Waiting recovery vessels are therefore being directed to the Gulf of Mexico, to waters off Pensacola in western Florida.

Mission controllers are following strict guidelines on permissible wind and wave conditions, and will study the latest forecasts before giving a final “go” for re-entry.

When that happens, Hurley’s and Behnken’s capsule will light its thrusters to begin the drop out of orbit.

It’s a high-speed descent, initially at several kilometres per second, and will see Endeavour experience heating of up 2,000C on its shielded underside as it pushes down through the atmosphere.

Two sets of parachutes are programmed to deploy – a drogue system at about 5,500m (18,000ft) in altitude when the capsule is still moving at approximately 560km/h; and then four main chutes, at 1,800m in height, which should gently deposit the vehicle on the ocean surface.

As is always the case with a re-entry, there will be a few minutes of radio silence as hot gases (plasma) temporarily envelop the craft.

It’s 45 years since the last US crewed capsule made an ocean splashdown.

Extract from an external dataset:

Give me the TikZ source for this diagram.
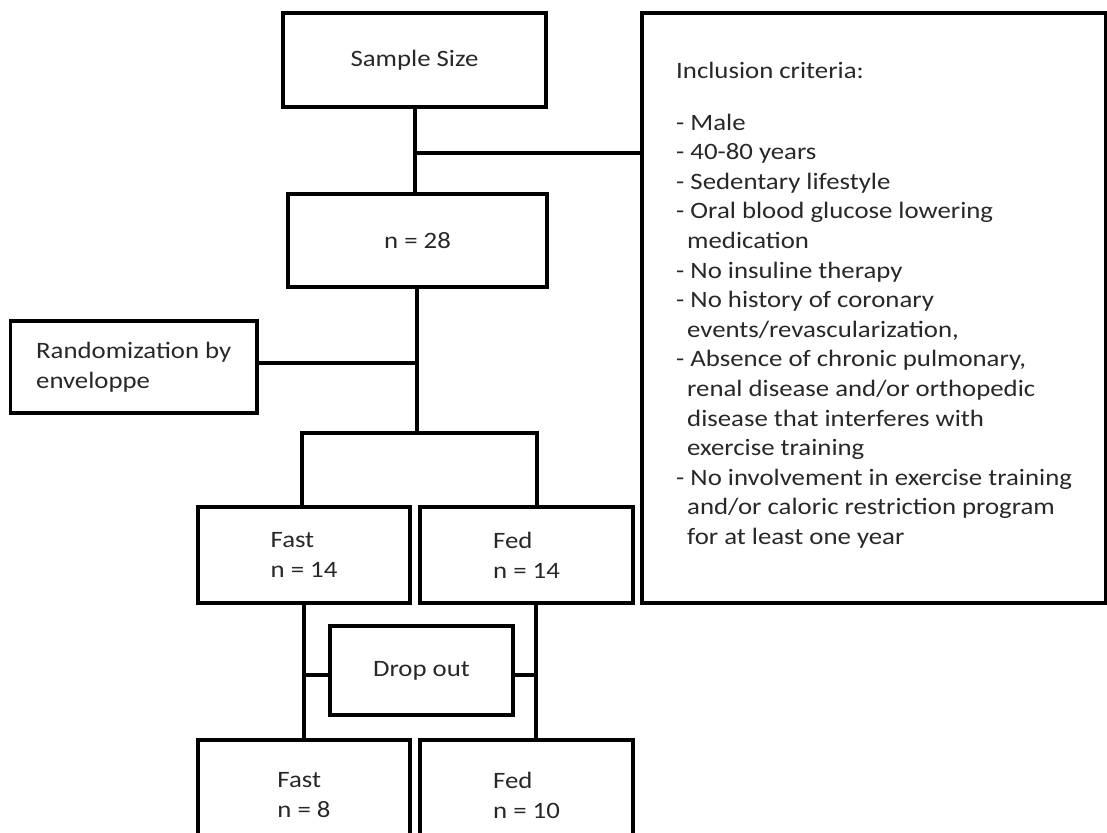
\documentclass[tikz,border=0pt]{standalone}
\usepackage{fontspec}
\setmainfont{Carlito}[FakeStretch=1.14]
\definecolor{txt}{RGB}{40,40,40}
\newcommand\boxfont{\fontsize{23.5}{30}\selectfont}
\newcommand\critfont{\fontsize{23.5}{29.6}\selectfont}
\begin{document}
\begin{tikzpicture}[x=1pt,y=-1pt,
  box/.style={draw=black, line width=3.2pt, inner sep=0pt, text=txt, font=\boxfont, align=left},
  conn/.style={draw=black, line width=3.2pt}]
\path[use as bounding box] (0,0) rectangle (1107,832);
\clip (0,0) rectangle (1107,832);
\fill[white] (0,0) rectangle (1107,832);
% boxes
\node[box, minimum width=263pt, minimum height=94pt] (ss) at (414.5,60) {Sample Size};
\node[box, minimum width=259pt, minimum height=93pt] (n28) at (417.5,240.5) {n = 28};
\node[box, minimum width=246.5pt, minimum height=92pt] (rand) at (133.75,367) {Randomization by\\enveloppe};
\node[box, minimum width=464pt, minimum height=590pt] (incl) at (874,308) {};
\node[anchor=north west, align=left, inner sep=0pt, text=txt, font=\critfont] (crit) at (676,62)
  {Inclusion criteria:\\[22pt]
   - Male\\
   - 40-80 years\\
   - Sedentary lifestyle\\
   - Oral blood glucose lowering\\
   \hspace*{11pt}medication\\
   - No insuline therapy\\
   - No history of coronary\\
   \hspace*{11pt}events/revascularization,\\
   - Absence of chronic pulmonary,\\
   \hspace*{11pt}renal disease and/or orthopedic\\
   \hspace*{11pt}disease that interferes with\\
   \hspace*{11pt}exercise training\\
   - No involvement in exercise training\\
   \hspace*{11pt}and/or caloric restriction program\\
   \hspace*{11pt}for at least one year};
\node[box, minimum width=212pt, minimum height=96pt] (fast1) at (304,555) {Fast\\n = 14};
\node[box, minimum width=213pt, minimum height=96pt] (fed1) at (526.5,555) {Fed\\n = 14};
\node[box, minimum width=183pt, minimum height=89pt] (drop) at (421.5,670.5) {Drop out};
\node[box, minimum width=212pt, minimum height=110pt] (fast2) at (304,795) {Fast\\n = 8};
\node[box, minimum width=213pt, minimum height=110pt] (fed2) at (526.5,795) {Fed\\n = 10};
% junction coordinates
\coordinate (j1) at (415,153);
\coordinate (j2) at (417,363);
\coordinate (j3) at (417,433);
\coordinate (jl) at (302,433);
\coordinate (jr) at (537,433);
\coordinate (dl) at (304,675);
\coordinate (dr) at (536,675);
% connectors
\draw[conn] (ss.south -| j1) -- (n28.north -| j1);
\draw[conn] (j1) -- (incl.west |- j1);
\draw[conn] (n28.south -| j3) -- (j3);
\draw[conn] (rand.east |- j2) -- (j2);
\draw[conn] (fast1.north -| jl) -- (jl) -- (jr) -- (fed1.north -| jr);
\draw[conn] (fast1.south -| dl) -- (fast2.north -| dl);
\draw[conn] (fed1.south -| dr) -- (fed2.north -| dr);
\draw[conn] (dl) -- (drop.west |- dl);
\draw[conn] (drop.east |- dr) -- (dr);
\end{tikzpicture}
\end{document}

That was an Apollo vehicle which returned to the Pacific after meeting up with a Soviet Soyuz craft above the Earth.

Doug Hurley said he’d read the reports from the time and discovered that astronauts could experience some nausea when bobbing about on the water waiting for recovery.

“There are bags if you need them, and we’ll have those handy,” he told reporters on Friday. “We’ll probably have some towels handy as well. If that needs to happen, it certainly wouldn’t be the first time. Folks that fly in space know that sometimes going uphill can have an effect on your system and sometimes coming downhill is the same way.”

The astronauts launched to the space station at the end of May. Their ascent on a Falcon-9 rocket, again provided by SpaceX, ushered in a new era in American spaceflight.

Nasa has decided it will no longer own and operate crew transportation hardware in low-Earth orbit, preferring instead to buy this service off commercial partners.

California’s SpaceX company is the first provider. Much of its hardware, including parts of the Falcon rocket, is reusable.

This approach had reduced costs, said Nasa Administrator Jim Bridenstine.

“We established basically the high-level criteria, the requirements, in terms of payload and safety, but we didn’t get involved in designing everything downstream. We let private companies go and innovate. That ultimately drove us to a point where we’re now reusing these rockets, reusing the capsules, and of course, we want to apply that to what we do with the Moon and eventually Mars,” the agency official explained.

The Boeing company is also developing a “taxi service” to the space station, but has had to delay its introduction after encountering software problems on its Starliner capsule.